Short exercise — Exclude the pictures and reproduce the remaining data exactly as written.

Recorded data —
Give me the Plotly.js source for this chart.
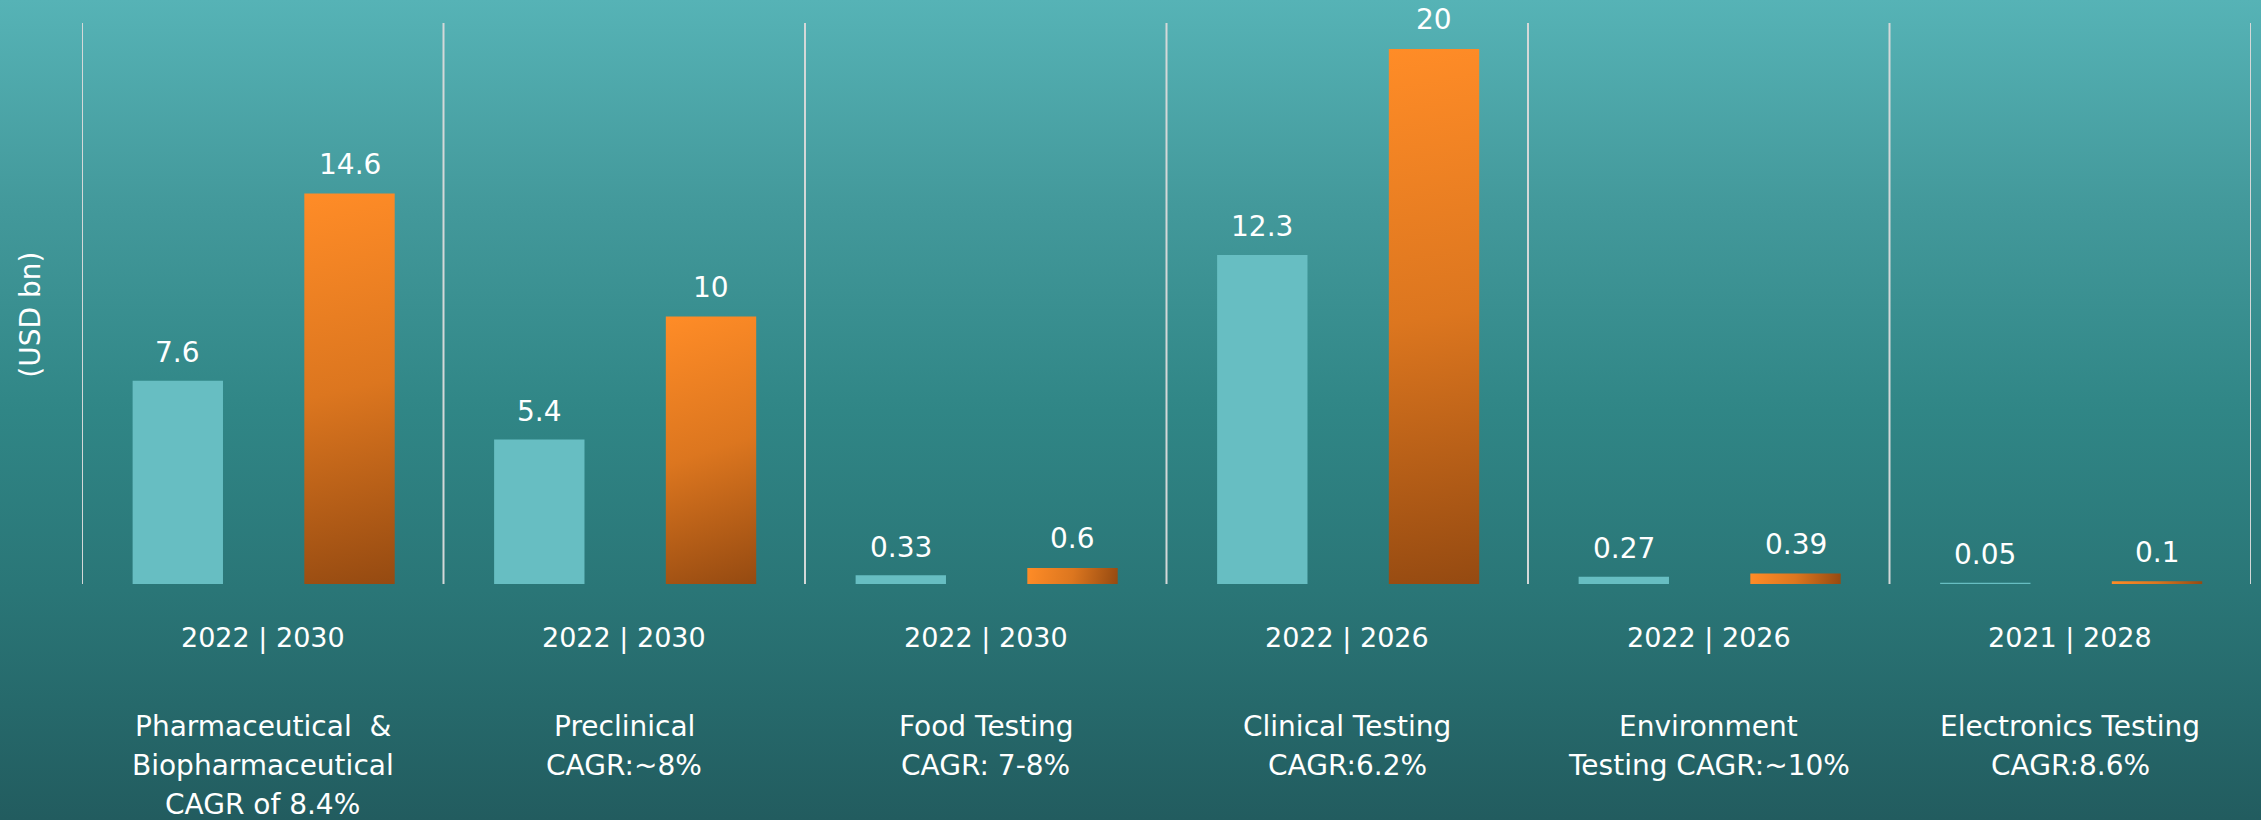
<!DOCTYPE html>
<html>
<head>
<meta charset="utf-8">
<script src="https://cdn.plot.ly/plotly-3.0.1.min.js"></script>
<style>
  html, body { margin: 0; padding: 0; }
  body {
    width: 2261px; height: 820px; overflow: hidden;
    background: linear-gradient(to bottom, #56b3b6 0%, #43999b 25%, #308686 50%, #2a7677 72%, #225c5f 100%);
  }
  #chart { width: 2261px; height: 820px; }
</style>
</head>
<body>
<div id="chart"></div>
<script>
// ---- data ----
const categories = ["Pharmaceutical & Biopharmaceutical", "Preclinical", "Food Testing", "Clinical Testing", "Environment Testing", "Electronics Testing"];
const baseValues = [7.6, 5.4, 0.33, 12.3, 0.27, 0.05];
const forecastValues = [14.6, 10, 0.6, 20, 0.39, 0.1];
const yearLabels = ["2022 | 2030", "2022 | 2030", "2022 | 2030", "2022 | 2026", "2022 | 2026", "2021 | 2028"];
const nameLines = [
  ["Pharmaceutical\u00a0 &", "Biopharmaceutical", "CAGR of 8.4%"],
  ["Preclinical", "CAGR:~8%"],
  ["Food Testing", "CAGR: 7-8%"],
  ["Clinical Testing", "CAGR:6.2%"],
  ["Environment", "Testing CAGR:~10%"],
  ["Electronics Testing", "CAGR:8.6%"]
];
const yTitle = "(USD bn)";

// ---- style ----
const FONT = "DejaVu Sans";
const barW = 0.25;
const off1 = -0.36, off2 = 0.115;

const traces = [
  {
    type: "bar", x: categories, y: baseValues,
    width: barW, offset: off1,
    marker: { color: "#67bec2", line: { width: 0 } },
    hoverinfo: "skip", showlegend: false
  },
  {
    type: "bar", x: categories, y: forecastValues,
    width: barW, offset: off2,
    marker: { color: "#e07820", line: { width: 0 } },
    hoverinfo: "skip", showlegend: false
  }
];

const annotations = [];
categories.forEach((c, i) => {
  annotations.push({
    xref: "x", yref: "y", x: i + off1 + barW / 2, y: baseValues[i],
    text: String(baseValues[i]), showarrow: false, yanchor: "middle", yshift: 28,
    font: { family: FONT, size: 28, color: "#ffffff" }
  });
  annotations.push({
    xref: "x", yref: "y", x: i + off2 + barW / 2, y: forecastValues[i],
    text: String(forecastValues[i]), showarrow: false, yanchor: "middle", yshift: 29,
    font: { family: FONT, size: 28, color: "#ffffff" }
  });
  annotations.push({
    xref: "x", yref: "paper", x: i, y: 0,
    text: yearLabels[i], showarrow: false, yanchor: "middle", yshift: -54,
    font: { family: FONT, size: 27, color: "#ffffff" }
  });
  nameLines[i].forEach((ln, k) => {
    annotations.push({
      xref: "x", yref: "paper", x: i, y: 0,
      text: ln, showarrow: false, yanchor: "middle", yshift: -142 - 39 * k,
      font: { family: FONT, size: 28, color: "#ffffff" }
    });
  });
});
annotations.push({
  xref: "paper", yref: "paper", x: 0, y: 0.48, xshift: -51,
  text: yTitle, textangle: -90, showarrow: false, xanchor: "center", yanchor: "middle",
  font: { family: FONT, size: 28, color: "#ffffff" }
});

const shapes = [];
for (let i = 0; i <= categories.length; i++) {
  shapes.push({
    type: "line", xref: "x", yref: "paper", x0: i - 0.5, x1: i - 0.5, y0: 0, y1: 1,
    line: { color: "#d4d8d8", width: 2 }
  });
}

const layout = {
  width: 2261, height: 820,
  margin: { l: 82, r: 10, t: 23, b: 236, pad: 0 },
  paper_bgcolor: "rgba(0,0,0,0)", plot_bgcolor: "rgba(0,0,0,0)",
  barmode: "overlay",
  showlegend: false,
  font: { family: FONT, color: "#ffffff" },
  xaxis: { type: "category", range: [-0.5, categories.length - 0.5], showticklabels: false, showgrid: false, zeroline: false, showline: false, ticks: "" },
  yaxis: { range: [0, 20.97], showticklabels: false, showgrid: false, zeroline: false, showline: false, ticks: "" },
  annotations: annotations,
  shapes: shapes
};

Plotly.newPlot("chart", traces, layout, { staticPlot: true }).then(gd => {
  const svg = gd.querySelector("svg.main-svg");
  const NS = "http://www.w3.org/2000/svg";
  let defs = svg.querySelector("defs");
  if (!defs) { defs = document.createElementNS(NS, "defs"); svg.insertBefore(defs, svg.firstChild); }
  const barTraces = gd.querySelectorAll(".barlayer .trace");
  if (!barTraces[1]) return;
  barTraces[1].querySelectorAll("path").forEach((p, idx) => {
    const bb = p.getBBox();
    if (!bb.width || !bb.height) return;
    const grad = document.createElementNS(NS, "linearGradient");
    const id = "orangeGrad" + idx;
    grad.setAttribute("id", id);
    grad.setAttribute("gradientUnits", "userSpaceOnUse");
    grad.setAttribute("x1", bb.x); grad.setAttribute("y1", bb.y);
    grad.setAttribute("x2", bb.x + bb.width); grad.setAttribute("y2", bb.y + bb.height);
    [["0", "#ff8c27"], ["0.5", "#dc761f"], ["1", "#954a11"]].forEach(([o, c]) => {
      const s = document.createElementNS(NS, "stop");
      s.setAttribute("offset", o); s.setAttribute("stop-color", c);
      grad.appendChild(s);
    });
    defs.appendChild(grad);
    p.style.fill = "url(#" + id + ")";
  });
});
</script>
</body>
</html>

Answer to the exercise —
Give me the Plotly.js source for this chart.
<!DOCTYPE html>
<html>
<head>
<meta charset="utf-8">
<script src="https://cdn.plot.ly/plotly-3.0.1.min.js"></script>
<style>
  html, body { margin: 0; padding: 0; }
  body {
    width: 2261px; height: 820px; overflow: hidden;
    background: linear-gradient(to bottom, #56b3b6 0%, #43999b 25%, #308686 50%, #2a7677 72%, #225c5f 100%);
  }
  #chart { width: 2261px; height: 820px; }
</style>
</head>
<body>
<div id="chart"></div>
<script>
// ---- data ----
const categories = ["Pharmaceutical & Biopharmaceutical", "Preclinical", "Food Testing", "Clinical Testing", "Environment Testing", "Electronics Testing"];
const baseValues = [7.6, 5.4, 0.33, 12.3, 0.27, 0.05];
const forecastValues = [14.6, 10, 0.6, 20, 0.39, 0.1];
const yearLabels = ["2022 | 2030", "2022 | 2030", "2022 | 2030", "2022 | 2026", "2022 | 2026", "2021 | 2028"];
const nameLines = [
  ["Pharmaceutical\u00a0 &", "Biopharmaceutical", "CAGR of 8.4%"],
  ["Preclinical", "CAGR:~8%"],
  ["Food Testing", "CAGR: 7-8%"],
  ["Clinical Testing", "CAGR:6.2%"],
  ["Environment", "Testing CAGR:~10%"],
  ["Electronics Testing", "CAGR:8.6%"]
];
const yTitle = "(USD bn)";

// ---- style ----
const FONT = "DejaVu Sans";
const barW = 0.25;
const off1 = -0.36, off2 = 0.115;

const traces = [
  {
    type: "bar", x: categories, y: baseValues,
    width: barW, offset: off1,
    marker: { color: "#67bec2", line: { width: 0 } },
    hoverinfo: "skip", showlegend: false
  },
  {
    type: "bar", x: categories, y: forecastValues,
    width: barW, offset: off2,
    marker: { color: "#e07820", line: { width: 0 } },
    hoverinfo: "skip", showlegend: false
  }
];

const annotations = [];
categories.forEach((c, i) => {
  annotations.push({
    xref: "x", yref: "y", x: i + off1 + barW / 2, y: baseValues[i],
    text: String(baseValues[i]), showarrow: false, yanchor: "middle", yshift: 28,
    font: { family: FONT, size: 28, color: "#ffffff" }
  });
  annotations.push({
    xref: "x", yref: "y", x: i + off2 + barW / 2, y: forecastValues[i],
    text: String(forecastValues[i]), showarrow: false, yanchor: "middle", yshift: 29,
    font: { family: FONT, size: 28, color: "#ffffff" }
  });
  annotations.push({
    xref: "x", yref: "paper", x: i, y: 0,
    text: yearLabels[i], showarrow: false, yanchor: "middle", yshift: -54,
    font: { family: FONT, size: 27, color: "#ffffff" }
  });
  nameLines[i].forEach((ln, k) => {
    annotations.push({
      xref: "x", yref: "paper", x: i, y: 0,
      text: ln, showarrow: false, yanchor: "middle", yshift: -142 - 39 * k,
      font: { family: FONT, size: 28, color: "#ffffff" }
    });
  });
});
annotations.push({
  xref: "paper", yref: "paper", x: 0, y: 0.48, xshift: -51,
  text: yTitle, textangle: -90, showarrow: false, xanchor: "center", yanchor: "middle",
  font: { family: FONT, size: 28, color: "#ffffff" }
});

const shapes = [];
for (let i = 0; i <= categories.length; i++) {
  shapes.push({
    type: "line", xref: "x", yref: "paper", x0: i - 0.5, x1: i - 0.5, y0: 0, y1: 1,
    line: { color: "#d4d8d8", width: 2 }
  });
}

const layout = {
  width: 2261, height: 820,
  margin: { l: 82, r: 10, t: 23, b: 236, pad: 0 },
  paper_bgcolor: "rgba(0,0,0,0)", plot_bgcolor: "rgba(0,0,0,0)",
  barmode: "overlay",
  showlegend: false,
  font: { family: FONT, color: "#ffffff" },
  xaxis: { type: "category", range: [-0.5, categories.length - 0.5], showticklabels: false, showgrid: false, zeroline: false, showline: false, ticks: "" },
  yaxis: { range: [0, 20.97], showticklabels: false, showgrid: false, zeroline: false, showline: false, ticks: "" },
  annotations: annotations,
  shapes: shapes
};

Plotly.newPlot("chart", traces, layout, { staticPlot: true }).then(gd => {
  const svg = gd.querySelector("svg.main-svg");
  const NS = "http://www.w3.org/2000/svg";
  let defs = svg.querySelector("defs");
  if (!defs) { defs = document.createElementNS(NS, "defs"); svg.insertBefore(defs, svg.firstChild); }
  const barTraces = gd.querySelectorAll(".barlayer .trace");
  if (!barTraces[1]) return;
  barTraces[1].querySelectorAll("path").forEach((p, idx) => {
    const bb = p.getBBox();
    if (!bb.width || !bb.height) return;
    const grad = document.createElementNS(NS, "linearGradient");
    const id = "orangeGrad" + idx;
    grad.setAttribute("id", id);
    grad.setAttribute("gradientUnits", "userSpaceOnUse");
    grad.setAttribute("x1", bb.x); grad.setAttribute("y1", bb.y);
    grad.setAttribute("x2", bb.x + bb.width); grad.setAttribute("y2", bb.y + bb.height);
    [["0", "#ff8c27"], ["0.5", "#dc761f"], ["1", "#954a11"]].forEach(([o, c]) => {
      const s = document.createElementNS(NS, "stop");
      s.setAttribute("offset", o); s.setAttribute("stop-color", c);
      grad.appendChild(s);
    });
    defs.appendChild(grad);
    p.style.fill = "url(#" + id + ")";
  });
});
</script>
</body>
</html>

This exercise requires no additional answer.